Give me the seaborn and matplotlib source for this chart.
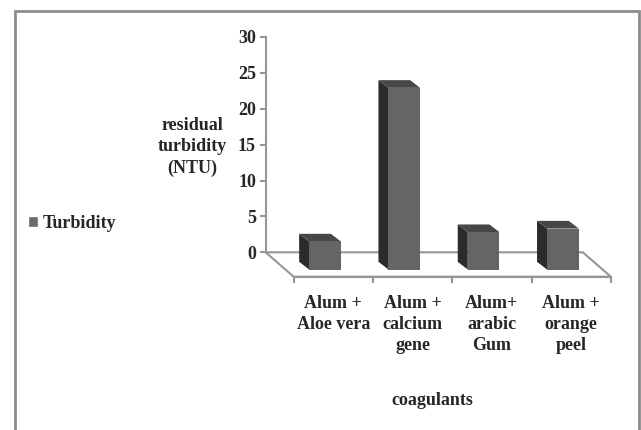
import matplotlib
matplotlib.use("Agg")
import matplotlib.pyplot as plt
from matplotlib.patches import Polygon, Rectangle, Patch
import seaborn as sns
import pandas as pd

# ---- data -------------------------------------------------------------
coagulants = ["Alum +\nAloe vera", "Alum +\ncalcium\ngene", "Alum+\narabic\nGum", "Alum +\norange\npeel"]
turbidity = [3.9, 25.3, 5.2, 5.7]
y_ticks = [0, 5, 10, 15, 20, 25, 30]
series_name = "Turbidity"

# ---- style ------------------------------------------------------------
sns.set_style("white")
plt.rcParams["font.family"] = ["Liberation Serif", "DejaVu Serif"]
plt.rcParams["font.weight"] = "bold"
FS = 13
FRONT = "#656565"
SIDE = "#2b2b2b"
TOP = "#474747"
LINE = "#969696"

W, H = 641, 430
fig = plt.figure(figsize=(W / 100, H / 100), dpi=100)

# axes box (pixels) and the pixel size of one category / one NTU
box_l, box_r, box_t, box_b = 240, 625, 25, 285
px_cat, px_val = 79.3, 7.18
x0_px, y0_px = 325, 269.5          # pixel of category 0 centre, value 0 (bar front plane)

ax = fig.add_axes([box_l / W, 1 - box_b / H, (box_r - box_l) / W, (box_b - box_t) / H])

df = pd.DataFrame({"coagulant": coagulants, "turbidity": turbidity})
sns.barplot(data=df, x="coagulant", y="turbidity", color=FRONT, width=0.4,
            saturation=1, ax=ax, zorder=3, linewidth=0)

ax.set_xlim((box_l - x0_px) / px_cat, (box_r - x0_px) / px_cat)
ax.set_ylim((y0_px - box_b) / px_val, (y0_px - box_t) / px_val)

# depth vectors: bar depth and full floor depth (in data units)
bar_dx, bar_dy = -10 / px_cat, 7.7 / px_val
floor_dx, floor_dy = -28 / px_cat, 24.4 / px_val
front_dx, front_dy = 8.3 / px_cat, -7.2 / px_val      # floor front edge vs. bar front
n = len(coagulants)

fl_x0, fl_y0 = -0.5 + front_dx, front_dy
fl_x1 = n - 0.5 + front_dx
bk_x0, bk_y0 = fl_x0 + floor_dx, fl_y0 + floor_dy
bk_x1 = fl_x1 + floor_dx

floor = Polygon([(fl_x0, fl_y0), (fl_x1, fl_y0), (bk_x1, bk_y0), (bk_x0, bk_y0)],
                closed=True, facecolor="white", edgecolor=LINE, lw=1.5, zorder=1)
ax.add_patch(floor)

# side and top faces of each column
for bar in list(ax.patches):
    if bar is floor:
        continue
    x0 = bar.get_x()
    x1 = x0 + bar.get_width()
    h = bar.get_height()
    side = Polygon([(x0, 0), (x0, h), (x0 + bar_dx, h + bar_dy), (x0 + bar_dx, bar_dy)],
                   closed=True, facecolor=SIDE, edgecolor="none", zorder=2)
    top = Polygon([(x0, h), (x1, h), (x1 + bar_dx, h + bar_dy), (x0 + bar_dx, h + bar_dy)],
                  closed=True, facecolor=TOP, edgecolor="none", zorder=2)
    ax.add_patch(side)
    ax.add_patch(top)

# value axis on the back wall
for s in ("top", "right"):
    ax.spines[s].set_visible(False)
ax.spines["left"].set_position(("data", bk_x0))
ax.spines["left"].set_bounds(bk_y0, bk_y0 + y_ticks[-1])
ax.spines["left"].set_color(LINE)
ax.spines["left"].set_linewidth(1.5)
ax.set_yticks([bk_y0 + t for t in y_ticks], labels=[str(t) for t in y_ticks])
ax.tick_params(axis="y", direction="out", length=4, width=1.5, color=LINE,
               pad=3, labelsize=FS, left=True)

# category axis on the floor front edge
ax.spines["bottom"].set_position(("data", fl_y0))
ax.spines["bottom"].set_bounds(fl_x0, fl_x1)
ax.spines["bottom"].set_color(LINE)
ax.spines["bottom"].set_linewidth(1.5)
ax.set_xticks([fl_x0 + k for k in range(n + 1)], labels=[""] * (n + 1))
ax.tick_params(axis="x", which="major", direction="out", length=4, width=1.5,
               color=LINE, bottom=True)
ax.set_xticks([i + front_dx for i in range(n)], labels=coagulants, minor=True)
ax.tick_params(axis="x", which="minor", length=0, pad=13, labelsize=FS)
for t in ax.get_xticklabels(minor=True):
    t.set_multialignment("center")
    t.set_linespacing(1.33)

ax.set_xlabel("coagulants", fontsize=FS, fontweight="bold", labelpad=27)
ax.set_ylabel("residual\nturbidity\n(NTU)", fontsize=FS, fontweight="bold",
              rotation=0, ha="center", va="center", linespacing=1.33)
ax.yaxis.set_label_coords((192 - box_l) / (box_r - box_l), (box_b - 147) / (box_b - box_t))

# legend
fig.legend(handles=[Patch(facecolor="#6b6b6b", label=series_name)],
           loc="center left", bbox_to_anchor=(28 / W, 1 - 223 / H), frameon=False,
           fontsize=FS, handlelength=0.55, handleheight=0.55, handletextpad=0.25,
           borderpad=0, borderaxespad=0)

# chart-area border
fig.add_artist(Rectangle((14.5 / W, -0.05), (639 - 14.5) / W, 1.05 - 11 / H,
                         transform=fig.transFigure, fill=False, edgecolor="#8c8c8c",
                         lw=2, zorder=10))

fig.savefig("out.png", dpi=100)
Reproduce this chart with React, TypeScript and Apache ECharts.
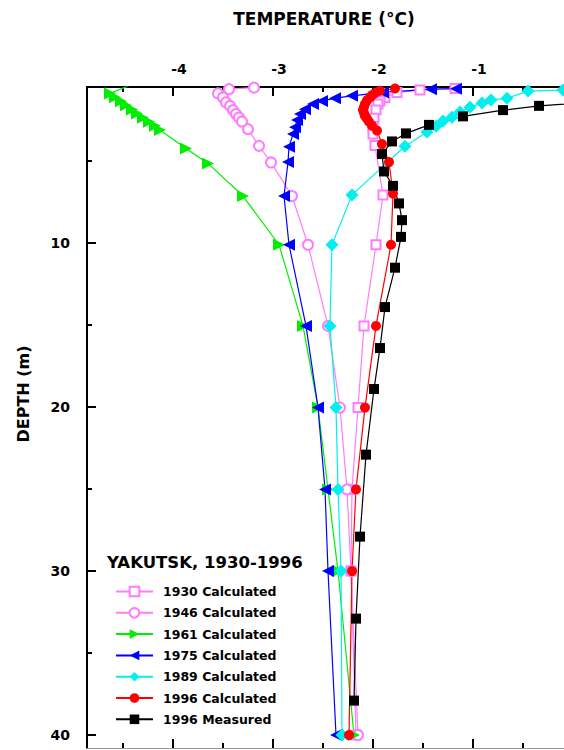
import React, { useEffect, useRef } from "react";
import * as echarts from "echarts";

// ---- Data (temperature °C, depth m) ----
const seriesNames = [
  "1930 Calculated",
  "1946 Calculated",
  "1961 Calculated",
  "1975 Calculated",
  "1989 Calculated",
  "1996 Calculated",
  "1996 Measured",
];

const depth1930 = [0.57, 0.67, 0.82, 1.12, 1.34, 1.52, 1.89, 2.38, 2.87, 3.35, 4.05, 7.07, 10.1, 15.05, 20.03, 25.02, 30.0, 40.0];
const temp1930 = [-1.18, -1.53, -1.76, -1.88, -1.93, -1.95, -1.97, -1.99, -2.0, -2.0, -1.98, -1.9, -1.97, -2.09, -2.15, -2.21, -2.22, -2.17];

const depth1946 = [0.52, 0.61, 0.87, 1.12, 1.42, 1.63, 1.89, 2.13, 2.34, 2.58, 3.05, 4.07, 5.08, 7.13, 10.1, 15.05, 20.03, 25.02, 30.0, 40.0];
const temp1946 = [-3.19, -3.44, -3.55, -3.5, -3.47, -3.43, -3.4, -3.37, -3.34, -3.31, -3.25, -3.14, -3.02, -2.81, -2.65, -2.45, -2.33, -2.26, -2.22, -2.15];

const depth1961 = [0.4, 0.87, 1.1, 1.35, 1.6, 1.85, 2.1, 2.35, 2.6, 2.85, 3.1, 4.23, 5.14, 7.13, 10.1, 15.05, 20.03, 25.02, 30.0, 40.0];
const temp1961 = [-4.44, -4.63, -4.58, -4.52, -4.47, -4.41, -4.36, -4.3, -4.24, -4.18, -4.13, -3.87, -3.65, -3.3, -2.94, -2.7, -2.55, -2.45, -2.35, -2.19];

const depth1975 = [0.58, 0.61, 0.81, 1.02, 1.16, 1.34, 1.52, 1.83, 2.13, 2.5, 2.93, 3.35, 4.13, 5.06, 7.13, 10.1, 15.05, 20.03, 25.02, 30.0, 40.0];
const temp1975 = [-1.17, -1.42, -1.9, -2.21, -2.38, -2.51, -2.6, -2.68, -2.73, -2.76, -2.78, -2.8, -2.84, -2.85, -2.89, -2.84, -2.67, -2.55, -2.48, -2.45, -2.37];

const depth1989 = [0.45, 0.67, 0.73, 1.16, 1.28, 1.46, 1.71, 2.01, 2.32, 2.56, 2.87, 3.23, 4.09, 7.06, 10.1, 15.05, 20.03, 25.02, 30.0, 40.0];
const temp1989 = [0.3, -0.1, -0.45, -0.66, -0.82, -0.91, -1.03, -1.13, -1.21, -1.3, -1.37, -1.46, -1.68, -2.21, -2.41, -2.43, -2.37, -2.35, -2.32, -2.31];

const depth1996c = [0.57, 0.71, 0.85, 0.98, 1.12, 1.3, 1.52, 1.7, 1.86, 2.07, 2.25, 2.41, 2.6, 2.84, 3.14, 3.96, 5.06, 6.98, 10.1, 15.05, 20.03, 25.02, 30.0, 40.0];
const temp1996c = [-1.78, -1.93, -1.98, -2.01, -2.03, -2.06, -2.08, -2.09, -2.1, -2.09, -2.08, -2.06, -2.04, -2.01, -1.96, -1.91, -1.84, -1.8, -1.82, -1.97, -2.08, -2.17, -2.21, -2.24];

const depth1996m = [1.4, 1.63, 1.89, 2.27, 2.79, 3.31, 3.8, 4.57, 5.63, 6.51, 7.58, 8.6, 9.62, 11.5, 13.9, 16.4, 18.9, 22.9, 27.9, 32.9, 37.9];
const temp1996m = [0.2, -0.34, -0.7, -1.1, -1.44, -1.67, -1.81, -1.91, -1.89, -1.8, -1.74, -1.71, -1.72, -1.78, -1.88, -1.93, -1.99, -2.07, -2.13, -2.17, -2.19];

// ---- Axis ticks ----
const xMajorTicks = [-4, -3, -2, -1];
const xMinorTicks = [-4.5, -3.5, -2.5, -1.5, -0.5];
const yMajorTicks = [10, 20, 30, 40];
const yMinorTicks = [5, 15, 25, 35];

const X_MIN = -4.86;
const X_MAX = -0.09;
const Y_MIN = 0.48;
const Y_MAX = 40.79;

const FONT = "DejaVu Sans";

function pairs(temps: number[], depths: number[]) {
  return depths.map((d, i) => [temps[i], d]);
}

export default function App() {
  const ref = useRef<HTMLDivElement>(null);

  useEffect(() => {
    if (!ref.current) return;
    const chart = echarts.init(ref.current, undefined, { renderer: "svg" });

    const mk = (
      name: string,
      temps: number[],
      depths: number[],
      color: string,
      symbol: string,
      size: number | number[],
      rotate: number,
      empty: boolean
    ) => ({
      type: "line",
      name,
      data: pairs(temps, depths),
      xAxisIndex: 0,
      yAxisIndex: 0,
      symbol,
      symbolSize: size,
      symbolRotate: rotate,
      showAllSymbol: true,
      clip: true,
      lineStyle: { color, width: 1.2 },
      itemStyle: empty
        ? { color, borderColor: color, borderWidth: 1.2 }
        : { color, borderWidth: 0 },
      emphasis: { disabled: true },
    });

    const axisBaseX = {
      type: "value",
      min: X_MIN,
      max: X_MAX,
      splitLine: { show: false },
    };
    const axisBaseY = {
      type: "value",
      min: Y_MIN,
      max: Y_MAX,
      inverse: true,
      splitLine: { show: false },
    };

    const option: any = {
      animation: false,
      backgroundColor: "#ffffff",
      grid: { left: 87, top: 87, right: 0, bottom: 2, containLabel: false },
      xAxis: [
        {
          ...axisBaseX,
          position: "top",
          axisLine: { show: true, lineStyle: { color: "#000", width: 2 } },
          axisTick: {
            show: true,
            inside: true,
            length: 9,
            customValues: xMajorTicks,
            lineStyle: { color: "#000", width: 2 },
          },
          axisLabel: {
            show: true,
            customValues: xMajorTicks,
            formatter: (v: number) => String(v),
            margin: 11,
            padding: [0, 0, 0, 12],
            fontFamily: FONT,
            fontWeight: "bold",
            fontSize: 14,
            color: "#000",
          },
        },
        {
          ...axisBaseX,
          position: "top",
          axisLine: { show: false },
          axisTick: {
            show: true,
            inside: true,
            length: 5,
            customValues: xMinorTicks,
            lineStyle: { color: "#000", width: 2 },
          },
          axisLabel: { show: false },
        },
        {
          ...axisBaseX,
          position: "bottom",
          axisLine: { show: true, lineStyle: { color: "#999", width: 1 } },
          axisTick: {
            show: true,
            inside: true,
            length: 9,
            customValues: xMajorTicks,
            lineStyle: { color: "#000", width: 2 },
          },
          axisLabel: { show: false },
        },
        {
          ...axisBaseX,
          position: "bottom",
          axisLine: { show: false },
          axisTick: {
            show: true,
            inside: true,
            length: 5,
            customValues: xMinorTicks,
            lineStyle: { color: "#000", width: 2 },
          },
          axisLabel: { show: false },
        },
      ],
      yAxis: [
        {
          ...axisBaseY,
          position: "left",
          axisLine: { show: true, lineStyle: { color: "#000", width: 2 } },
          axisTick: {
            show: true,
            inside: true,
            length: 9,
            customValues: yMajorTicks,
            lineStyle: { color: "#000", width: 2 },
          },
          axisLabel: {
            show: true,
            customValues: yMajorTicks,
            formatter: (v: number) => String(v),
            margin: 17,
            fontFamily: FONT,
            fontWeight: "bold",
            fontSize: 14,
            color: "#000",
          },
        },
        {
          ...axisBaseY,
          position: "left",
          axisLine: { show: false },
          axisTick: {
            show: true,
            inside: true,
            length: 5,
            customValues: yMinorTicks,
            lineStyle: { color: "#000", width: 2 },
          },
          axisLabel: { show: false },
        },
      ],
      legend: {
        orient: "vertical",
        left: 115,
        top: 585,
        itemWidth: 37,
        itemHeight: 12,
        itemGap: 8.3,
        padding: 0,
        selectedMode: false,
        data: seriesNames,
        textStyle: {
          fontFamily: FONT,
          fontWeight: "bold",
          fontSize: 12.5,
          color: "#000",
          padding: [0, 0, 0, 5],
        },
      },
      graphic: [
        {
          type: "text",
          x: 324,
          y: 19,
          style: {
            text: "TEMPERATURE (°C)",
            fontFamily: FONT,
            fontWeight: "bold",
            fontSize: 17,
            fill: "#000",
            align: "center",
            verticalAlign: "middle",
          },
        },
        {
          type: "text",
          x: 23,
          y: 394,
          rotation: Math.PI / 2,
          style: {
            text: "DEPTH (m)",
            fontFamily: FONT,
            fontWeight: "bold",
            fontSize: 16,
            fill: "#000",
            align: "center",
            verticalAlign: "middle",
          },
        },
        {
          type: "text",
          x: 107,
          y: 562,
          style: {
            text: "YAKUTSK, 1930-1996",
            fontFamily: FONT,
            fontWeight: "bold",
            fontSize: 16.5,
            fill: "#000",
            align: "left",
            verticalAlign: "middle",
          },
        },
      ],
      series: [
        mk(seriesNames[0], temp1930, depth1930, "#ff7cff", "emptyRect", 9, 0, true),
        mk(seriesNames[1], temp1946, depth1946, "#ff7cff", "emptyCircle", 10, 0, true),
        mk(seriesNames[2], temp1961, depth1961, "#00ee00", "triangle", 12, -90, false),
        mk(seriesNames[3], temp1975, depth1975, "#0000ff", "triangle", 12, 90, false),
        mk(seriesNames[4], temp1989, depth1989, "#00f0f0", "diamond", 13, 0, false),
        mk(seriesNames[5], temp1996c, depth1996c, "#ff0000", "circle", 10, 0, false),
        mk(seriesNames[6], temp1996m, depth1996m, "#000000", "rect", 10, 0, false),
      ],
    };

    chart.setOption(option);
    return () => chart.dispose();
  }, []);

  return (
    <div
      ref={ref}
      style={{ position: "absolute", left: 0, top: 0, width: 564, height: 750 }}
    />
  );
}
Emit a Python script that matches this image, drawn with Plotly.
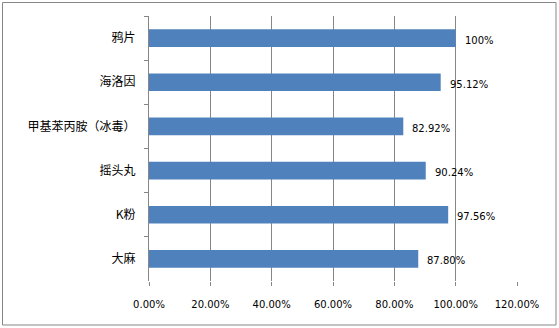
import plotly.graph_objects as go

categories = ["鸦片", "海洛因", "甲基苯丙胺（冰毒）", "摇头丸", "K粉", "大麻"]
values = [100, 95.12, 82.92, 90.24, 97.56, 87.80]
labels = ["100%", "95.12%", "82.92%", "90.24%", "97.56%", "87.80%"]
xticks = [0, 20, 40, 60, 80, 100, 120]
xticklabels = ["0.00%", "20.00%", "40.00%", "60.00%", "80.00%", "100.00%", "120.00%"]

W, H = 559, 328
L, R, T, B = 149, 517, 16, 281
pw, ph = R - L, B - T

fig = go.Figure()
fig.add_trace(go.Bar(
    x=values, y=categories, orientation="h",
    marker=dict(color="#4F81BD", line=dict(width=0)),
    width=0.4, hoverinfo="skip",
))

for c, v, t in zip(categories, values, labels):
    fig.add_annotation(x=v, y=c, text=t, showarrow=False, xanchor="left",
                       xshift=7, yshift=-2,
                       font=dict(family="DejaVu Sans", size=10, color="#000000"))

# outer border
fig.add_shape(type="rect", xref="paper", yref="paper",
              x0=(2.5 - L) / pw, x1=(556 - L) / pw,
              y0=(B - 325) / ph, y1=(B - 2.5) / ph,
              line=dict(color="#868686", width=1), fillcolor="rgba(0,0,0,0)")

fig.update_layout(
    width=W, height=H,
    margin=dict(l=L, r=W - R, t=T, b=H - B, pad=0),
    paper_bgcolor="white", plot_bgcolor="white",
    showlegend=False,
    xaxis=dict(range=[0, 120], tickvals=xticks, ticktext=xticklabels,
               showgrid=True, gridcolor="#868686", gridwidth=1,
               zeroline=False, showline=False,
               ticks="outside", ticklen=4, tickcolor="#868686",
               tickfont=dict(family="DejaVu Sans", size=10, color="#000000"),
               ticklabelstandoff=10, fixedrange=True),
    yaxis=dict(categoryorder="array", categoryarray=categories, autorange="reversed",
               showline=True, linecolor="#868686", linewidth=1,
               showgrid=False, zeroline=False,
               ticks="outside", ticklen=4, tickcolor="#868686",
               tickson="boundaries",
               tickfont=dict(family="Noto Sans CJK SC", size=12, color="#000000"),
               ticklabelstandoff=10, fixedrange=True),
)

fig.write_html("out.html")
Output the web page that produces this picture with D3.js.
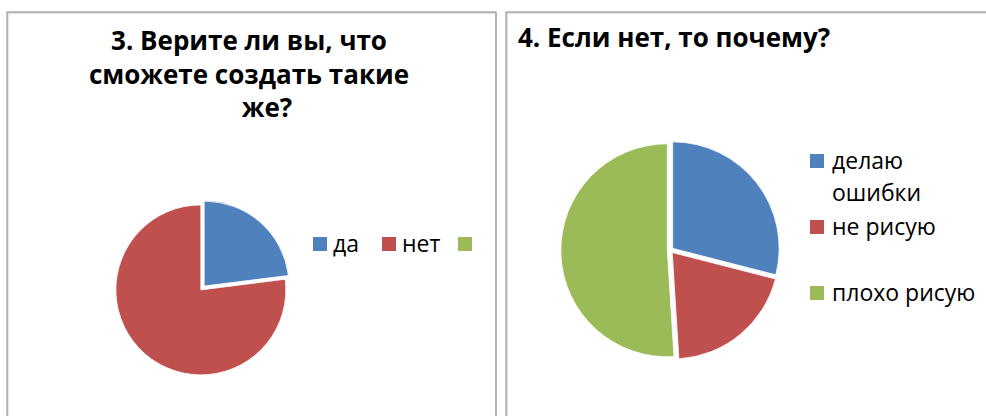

════════════════════

Task to carry out >>
From the line that has "Reproduce this chart" through the line that has "-2.26, -2.22, -2.15];", reproduce each line exactly as it stands and nothing else; do not include any pictures.

Worked answer >>
Reproduce this chart with React, TypeScript and Apache ECharts.
import React, { useEffect, useRef } from "react";
import * as echarts from "echarts";

// ---- Data (temperature °C, depth m) ----
const seriesNames = [
  "1930 Calculated",
  "1946 Calculated",
  "1961 Calculated",
  "1975 Calculated",
  "1989 Calculated",
  "1996 Calculated",
  "1996 Measured",
];

const depth1930 = [0.57, 0.67, 0.82, 1.12, 1.34, 1.52, 1.89, 2.38, 2.87, 3.35, 4.05, 7.07, 10.1, 15.05, 20.03, 25.02, 30.0, 40.0];
const temp1930 = [-1.18, -1.53, -1.76, -1.88, -1.93, -1.95, -1.97, -1.99, -2.0, -2.0, -1.98, -1.9, -1.97, -2.09, -2.15, -2.21, -2.22, -2.17];

const depth1946 = [0.52, 0.61, 0.87, 1.12, 1.42, 1.63, 1.89, 2.13, 2.34, 2.58, 3.05, 4.07, 5.08, 7.13, 10.1, 15.05, 20.03, 25.02, 30.0, 40.0];
const temp1946 = [-3.19, -3.44, -3.55, -3.5, -3.47, -3.43, -3.4, -3.37, -3.34, -3.31, -3.25, -3.14, -3.02, -2.81, -2.65, -2.45, -2.33, -2.26, -2.22, -2.15];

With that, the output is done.